In an increasingly digital world, we’re faced with the question: is existence now confined to the pixels of an OLED screen? This inquiry grows more urgent as our dependence on screens deepens, raising concerns about isolation, emotional detachment, and the erosion of global empathy. Parasitic Capacitance explores the unseen systems and subtle mechanisms that shape our everyday digital interactions.

Rather than casting technology as an antagonist to the natural world, the series proposes it as an extension of the human experience—something not separate from us, but born of us. Drawing on visual language from cinematic testing sequences, experimental tools, and specialized industrial equipment, Davidson reimagines what it means to connect in a hybrid world. These works live in the in-between: physical and simulated, artificial and organic, emotional and engineered.

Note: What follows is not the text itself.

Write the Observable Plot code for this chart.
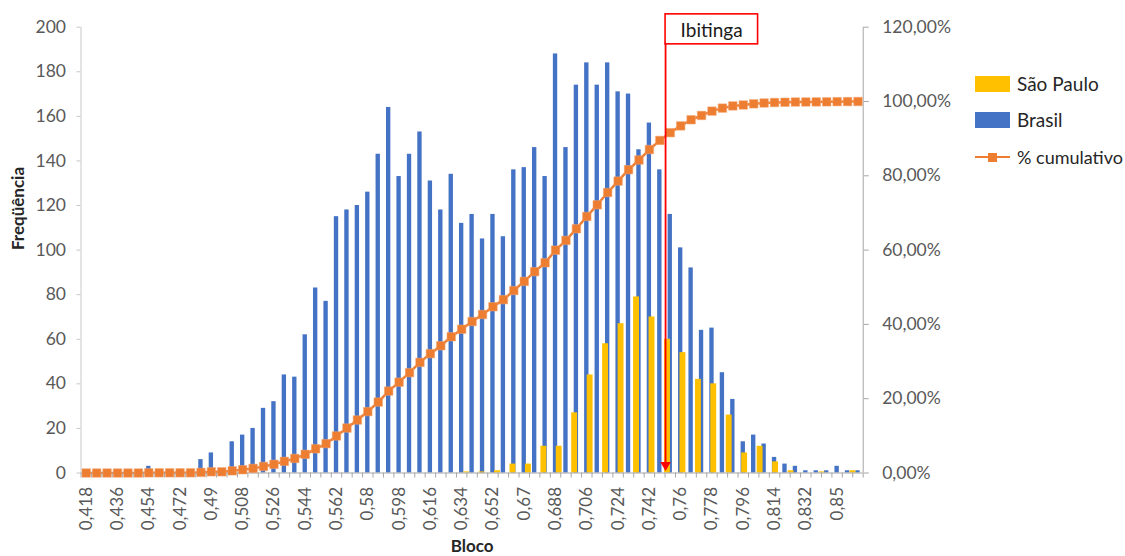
<!DOCTYPE html>
<html><head><meta charset="utf-8">
<script src="https://cdn.jsdelivr.net/npm/d3@7"></script>
<script src="https://cdn.jsdelivr.net/npm/@observablehq/plot@0.6"></script>
<style>
body{margin:0;background:#fff;font-family:Lato,sans-serif;}
#wrap{position:relative;width:1125px;height:556px;overflow:hidden}
.lg{position:absolute;font-size:19px;color:#262626;line-height:22px;white-space:nowrap;font-family:Lato,sans-serif}
.key{position:absolute}
</style></head><body><div id="wrap"></div>
<script>
// Brasil: categories (Bloco) and frequencies
const bloco = [0.418,0.424,0.430,0.436,0.442,0.448,0.454,0.460,0.466,0.472,0.478,0.484,0.490,0.496,0.502,0.508,0.514,0.520,0.526,0.532,0.538,0.544,0.550,0.556,0.562,0.568,0.574,0.580,0.586,0.592,0.598,0.604,0.610,0.616,0.622,0.628,0.634,0.640,0.646,0.652,0.658,0.664,0.670,0.676,0.682,0.688,0.694,0.700,0.706,0.712,0.718,0.724,0.730,0.736,0.742,0.748,0.754,0.760,0.766,0.772,0.778,0.784,0.790,0.796,0.802,0.808,0.814,0.820,0.826,0.832,0.838,0.844,0.850,0.856,0.862];
const brasil = [0,0,0,0,0,0,3,0,0,0,0,6,9,0,14,17,20,29,32,44,43,62,83,77,115,118,120,126,143,164,133,143,153,131,118,134,112,116,105,116,106,136,137,146,133,188,146,174,184,174,184,171,170,145,157,136,116,101,92,64,65,45,33,14,17,13,7,4,3,1,1,1,3,1,1];
// % cumulativo (Brasil)
const cumulativo = [0,0,0,0,0,0,0.05,0.05,0.05,0.05,0.05,0.16,0.32,0.32,0.58,0.88,1.24,1.76,2.34,3.13,3.91,5.02,6.52,7.90,9.97,12.10,14.26,16.53,19.10,22.05,24.45,27.02,29.77,32.13,34.26,36.67,38.69,40.77,42.66,44.75,46.66,49.11,51.58,54.20,56.60,59.98,62.61,65.74,69.05,72.19,75.50,78.58,81.64,84.25,87.07,89.52,91.61,93.43,95.09,96.24,97.41,98.22,98.81,99.06,99.37,99.60,99.73,99.80,99.86,99.87,99.89,99.91,99.96,99.98,100];
// São Paulo: its own (secondary) category positions, in Bloco units, and frequencies
const spBloco = [0.6368,0.6457,0.6546,0.6635,0.6724,0.6813,0.6901,0.6990,0.7079,0.7168,0.7257,0.7346,0.7435,0.7524,0.7613,0.7702,0.7790,0.7879,0.7968,0.8057,0.8146,0.8235,0.8324,0.8413,0.8502,0.8591];
const saoPaulo = [0.5,0.5,1,4,4,12,12,27,44,58,67,79,70,60,54,42,40,26,9,12,5,1,0,0.5,0,1];
// axis ticks
const freqTicks = [0,20,40,60,80,100,120,140,160,180,200];
const pctTicks = [0,20,40,60,80,100,120];
const xLabels = bloco.filter((d,i)=>i%3===0);
// annotation
const ibitinga = {x:0.7513, label:"Ibitinga", yTop:193, yLabel:198.4};

const step = 0.006;
const x0 = bloco[0]-step/2, x1 = bloco[bloco.length-1]+step/2;
const bounds = bloco.map(d=>d-step/2).concat([x1]);
const Y2 = 200/120;
const comma = d => String(+d.toFixed(3)).replace(".", ",");

const brData = bloco.map((b,i)=>({b, v:brasil[i], p:cumulativo[i]}));
const spData = spBloco.map((b,i)=>({b, v:saoPaulo[i]}));

const axisGray = "#a6a6a6";
const plot = Plot.plot({
  width:1125, height:556,
  marginLeft:80.5, marginRight:262.3, marginTop:26.7, marginBottom:83.5,
  x:{type:"linear", domain:[x0,x1]},
  y:{domain:[0,200]},
  style:{fontFamily:"Lato, sans-serif", fontSize:"17.5px", color:"#595959", background:"#fff", overflow:"visible"},
  marks:[
    Plot.rect(brData, {x1:d=>d.b-0.00125, x2:d=>d.b+0.00125, y1:0, y2:"v", fill:"#4472C4"}),
    Plot.rect(spData, {x1:d=>d.b-0.0017, x2:d=>d.b+0.0017, y1:0, y2:"v", fill:"#FFC000"}),
    Plot.ruleY([0], {stroke:axisGray}),
    Plot.ruleX([x0], {stroke:"#c8c8c8"}),
    Plot.ruleX([x1], {stroke:axisGray}),
    Plot.line(brData, {x:"b", y:d=>d.p*Y2, stroke:"#ED7D31", strokeWidth:2.5}),
    Plot.dot(brData, {x:"b", y:d=>d.p*Y2, symbol:"square", r:4.8, fill:"#ED7D31", stroke:"#F4A46E", strokeWidth:0.5}),
    Plot.axisY({ticks:freqTicks, tickSize:4, tickPadding:11, label:null, stroke:"#c8c8c8"}),
    Plot.axisY({anchor:"right", ticks:pctTicks.map(d=>d*Y2), tickFormat:d=>(d/Y2).toFixed(2).replace(".", ",")+"%", tickSize:5, tickPadding:14, label:null, stroke:axisGray}),
    Plot.axisX({ticks:bounds, tickSize:5, tickFormat:()=> "", label:null, stroke:axisGray}),
    Plot.axisX({ticks:xLabels, tickSize:0, tickPadding:14, tickRotate:-90, tickFormat:comma, label:null, fontSize:17}),
    Plot.text(["Freqüência"], {frameAnchor:"left", dx:-62, rotate:-90, fontWeight:"bold", fontSize:17, fill:"#262626"}),
    Plot.text(["Bloco"], {frameAnchor:"bottom", dy:79, fontWeight:"bold", fontSize:17, fill:"#262626"}),
    Plot.link([ibitinga], {x1:"x", x2:"x", y1:"yTop", y2:()=>2.5, stroke:"#FF0000", strokeWidth:1.8}),
    Plot.dot([ibitinga], {x:"x", y:()=>3.6, symbol:"triangle2", r:5, rotate:180, fill:"#FF0000"}),
    Plot.text([ibitinga], {x:"x", y:"yLabel", text:"label", dx:15, textAnchor:"start", fontSize:19, fill:"#1a1a1a"})
  ]
});
const wrap = document.getElementById("wrap");
wrap.appendChild(plot);

// box around the Ibitinga label
const svg = plot.tagName.toLowerCase()==="svg" ? plot : plot.querySelector("svg");
const svgRect = svg.getBoundingClientRect();
const lbl = [...svg.querySelectorAll("text")].find(t=>t.textContent===ibitinga.label);
if (lbl) {
  const r = lbl.getBoundingClientRect();
  const left = plot.scale("x").apply(ibitinga.x);
  const rect = document.createElementNS("http://www.w3.org/2000/svg","rect");
  const top = r.top - svgRect.top - 4, bottom = r.bottom - svgRect.top + 3;
  rect.setAttribute("x", left);
  rect.setAttribute("y", top);
  rect.setAttribute("width", (r.right - svgRect.left + 15) - left);
  rect.setAttribute("height", bottom - top);
  rect.setAttribute("fill", "#fff");
  rect.setAttribute("stroke", "#FF0000");
  rect.setAttribute("stroke-width", 1.6);
  let g = lbl; while (g.parentNode !== svg) g = g.parentNode;
  svg.insertBefore(rect, g);
}

// legend (right side)
const legend = [
  {label:"São Paulo", type:"bar", color:"#FFC000", cy:84, size:19},
  {label:"Brasil", type:"bar", color:"#4472C4", cy:120, size:19},
  {label:"% cumulativo", type:"line", color:"#ED7D31", cy:157, size:18}
];
for (const it of legend) {
  if (it.type==="bar") {
    const k = document.createElement("div"); k.className="key";
    Object.assign(k.style,{left:"975px", top:(it.cy-8)+"px", width:"35px", height:"16px", background:it.color});
    wrap.appendChild(k);
  } else {
    const l = document.createElement("div"); l.className="key";
    Object.assign(l.style,{left:"975px", top:(it.cy-1.25)+"px", width:"35px", height:"2.5px", background:it.color});
    wrap.appendChild(l);
    const s = document.createElement("div"); s.className="key";
    Object.assign(s.style,{left:"988px", top:(it.cy-4.5)+"px", width:"9px", height:"9px", background:it.color});
    wrap.appendChild(s);
  }
  const t = document.createElement("div"); t.className="lg"; t.textContent = it.label;
  Object.assign(t.style,{left:"1017px", top:(it.cy-11)+"px", fontSize: it.size+"px"});
  wrap.appendChild(t);
}
</script></body></html>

Through a sequential and iterative process, Parasitic Capacitance generates a lineage of images that traverse dimensions. Digital renderings evolve into physical paintings; stones and other natural materials are recontextualized to suggest that even inanimate objects carry frequencies and resonance, just as we do. The result is a body of work that hums with subtle vibrations—visual, material, and conceptual—blurring the divide between the tactile and the virtual.

Davidson invites viewers to consider technology not simply as a tool, but as a medium of emotional and energetic exchange. Parasitic Capacitance does not offer binary conclusions. Instead, it probes our relationship with the digital as something complex, layered, and deeply human.